What are you hopeful for in your work, home, and church life as we enter into 2021?

As I write this, I do find myself very hope filled to see glimpses of the glory of God as the love that exists within the Christian communities I live and work in is shared more widely. It’s easy to get discouraged with all that we are not as the body of Christ on campus. But the freedom we have to give to and love others because we have the smallest of understandings of what we have received from God is still something. To the student who has been evicted from their flat, who hasn’t experienced friendship that isn’t transactional or based on convenience, who looks to the future and feels only despair, it is the gift of life.

How are you praying as we enter into the new calendar year?

After the summer holidays, I have returned to the devotional, Seeking God’s Face, in the morning with a coffee. It’s the little bit of Scripture I ingest each day that helps me to pray out of trust rather than out of fear, letting my concerns be reshaped in light of who God is.  

What passages of Scripture have you found helpful and encouraging and why?
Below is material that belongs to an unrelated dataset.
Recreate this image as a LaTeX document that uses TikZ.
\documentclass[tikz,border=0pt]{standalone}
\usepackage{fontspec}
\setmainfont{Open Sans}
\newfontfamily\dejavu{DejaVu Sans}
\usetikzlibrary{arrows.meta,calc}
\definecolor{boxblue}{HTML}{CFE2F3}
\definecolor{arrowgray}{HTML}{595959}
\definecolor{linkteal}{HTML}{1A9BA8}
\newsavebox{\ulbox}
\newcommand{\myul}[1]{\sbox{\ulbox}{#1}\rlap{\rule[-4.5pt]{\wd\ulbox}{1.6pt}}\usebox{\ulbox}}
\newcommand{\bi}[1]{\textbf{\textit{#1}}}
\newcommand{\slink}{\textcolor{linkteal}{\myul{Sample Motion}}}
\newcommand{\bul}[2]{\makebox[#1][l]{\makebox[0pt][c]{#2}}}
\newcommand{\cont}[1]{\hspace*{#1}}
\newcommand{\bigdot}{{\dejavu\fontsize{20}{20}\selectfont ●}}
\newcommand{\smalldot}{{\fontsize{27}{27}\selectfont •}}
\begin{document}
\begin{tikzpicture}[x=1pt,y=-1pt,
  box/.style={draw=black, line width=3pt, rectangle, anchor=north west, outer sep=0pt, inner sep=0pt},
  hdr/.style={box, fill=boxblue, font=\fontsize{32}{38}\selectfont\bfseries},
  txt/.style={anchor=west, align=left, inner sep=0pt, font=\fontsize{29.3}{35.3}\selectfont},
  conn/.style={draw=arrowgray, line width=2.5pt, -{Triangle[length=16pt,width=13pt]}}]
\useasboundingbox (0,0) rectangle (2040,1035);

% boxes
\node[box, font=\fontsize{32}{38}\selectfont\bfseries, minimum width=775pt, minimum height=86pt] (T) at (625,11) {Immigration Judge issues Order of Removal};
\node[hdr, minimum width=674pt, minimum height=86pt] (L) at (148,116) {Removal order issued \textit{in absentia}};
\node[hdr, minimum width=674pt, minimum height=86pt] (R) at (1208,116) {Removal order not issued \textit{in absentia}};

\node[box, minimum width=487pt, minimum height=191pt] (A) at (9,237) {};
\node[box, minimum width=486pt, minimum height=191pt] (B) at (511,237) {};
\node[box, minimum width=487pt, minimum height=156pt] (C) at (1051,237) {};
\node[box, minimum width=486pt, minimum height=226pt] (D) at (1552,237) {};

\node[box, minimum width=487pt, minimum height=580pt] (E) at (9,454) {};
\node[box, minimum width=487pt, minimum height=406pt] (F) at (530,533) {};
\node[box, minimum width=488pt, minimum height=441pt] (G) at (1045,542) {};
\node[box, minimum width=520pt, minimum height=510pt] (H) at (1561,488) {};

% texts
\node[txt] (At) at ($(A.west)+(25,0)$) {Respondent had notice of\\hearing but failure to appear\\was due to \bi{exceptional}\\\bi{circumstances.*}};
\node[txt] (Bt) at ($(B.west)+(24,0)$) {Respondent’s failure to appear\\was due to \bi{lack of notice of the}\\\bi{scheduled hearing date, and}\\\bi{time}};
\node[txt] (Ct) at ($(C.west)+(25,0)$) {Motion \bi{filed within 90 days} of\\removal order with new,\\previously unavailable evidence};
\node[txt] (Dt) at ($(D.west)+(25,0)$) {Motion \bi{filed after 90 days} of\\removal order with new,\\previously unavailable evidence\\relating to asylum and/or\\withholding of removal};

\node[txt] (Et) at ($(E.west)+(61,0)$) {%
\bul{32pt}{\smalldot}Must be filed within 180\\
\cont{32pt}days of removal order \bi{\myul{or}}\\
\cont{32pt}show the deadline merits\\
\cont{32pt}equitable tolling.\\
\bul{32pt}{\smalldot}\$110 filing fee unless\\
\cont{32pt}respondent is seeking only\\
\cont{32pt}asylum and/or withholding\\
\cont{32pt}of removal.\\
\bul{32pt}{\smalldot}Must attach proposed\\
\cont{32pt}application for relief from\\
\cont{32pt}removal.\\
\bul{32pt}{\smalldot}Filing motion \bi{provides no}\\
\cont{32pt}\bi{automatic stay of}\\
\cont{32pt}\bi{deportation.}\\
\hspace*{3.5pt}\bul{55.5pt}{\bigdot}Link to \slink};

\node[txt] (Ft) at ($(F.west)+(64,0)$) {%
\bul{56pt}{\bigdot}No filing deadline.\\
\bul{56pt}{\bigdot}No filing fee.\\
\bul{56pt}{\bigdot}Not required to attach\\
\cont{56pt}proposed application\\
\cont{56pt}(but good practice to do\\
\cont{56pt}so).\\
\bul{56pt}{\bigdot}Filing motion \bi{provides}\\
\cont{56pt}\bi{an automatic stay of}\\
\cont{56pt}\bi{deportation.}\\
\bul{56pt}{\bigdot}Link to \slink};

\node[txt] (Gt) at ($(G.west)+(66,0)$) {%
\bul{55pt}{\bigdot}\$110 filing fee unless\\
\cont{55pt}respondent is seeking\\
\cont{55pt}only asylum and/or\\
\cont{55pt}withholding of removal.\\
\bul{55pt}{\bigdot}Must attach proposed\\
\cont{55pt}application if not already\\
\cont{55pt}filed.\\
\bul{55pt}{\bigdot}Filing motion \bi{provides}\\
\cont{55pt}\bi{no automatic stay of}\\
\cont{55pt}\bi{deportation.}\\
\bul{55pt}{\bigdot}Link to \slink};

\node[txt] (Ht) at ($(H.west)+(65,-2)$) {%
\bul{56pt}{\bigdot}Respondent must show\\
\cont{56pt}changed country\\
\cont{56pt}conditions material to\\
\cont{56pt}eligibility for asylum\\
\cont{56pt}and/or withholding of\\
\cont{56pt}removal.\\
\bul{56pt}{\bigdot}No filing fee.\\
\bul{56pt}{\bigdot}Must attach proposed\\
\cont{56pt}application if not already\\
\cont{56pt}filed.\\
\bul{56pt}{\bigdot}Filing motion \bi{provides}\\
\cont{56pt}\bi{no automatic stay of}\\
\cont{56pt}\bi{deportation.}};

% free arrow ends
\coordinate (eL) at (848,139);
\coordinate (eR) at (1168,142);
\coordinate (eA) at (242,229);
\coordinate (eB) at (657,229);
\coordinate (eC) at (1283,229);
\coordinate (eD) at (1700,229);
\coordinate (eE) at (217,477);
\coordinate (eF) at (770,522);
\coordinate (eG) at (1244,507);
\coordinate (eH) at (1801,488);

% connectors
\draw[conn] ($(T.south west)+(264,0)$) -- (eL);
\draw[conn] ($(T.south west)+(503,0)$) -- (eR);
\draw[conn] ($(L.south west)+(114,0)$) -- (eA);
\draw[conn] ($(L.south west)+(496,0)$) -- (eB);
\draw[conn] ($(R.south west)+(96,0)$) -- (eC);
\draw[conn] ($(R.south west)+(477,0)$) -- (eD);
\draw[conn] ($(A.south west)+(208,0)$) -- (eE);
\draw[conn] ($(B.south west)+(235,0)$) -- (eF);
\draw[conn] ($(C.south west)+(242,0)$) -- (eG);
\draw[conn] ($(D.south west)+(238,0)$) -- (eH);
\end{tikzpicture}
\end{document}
At the moment, I find the Psalms most encouraging. They continue to teach me the breadth of expressions that count as a faithful response to who God is. They represent a way of responding that does not ask me to overcome my limitations but to be a creature and to let God be who God is. Today I read Psalm 37:3: “Trust in the Lord and do good: dwell in the land and enjoy safe pasture.” What a promise. What a relief. 

What’s your favourite book?

Spiritual Healing: Science, Meaning, and Discernment

Ed. Sarah Coakley

Well, right now, this is the book I’m most excited to pick up when I get a moment. It’s a book mapping the interdisciplinary conversation that arises as soon as we start talking about spirituality and health. I get excited about wise and rigorous thinking when it comes to two of the most vague and amorphous terms that dominate my work.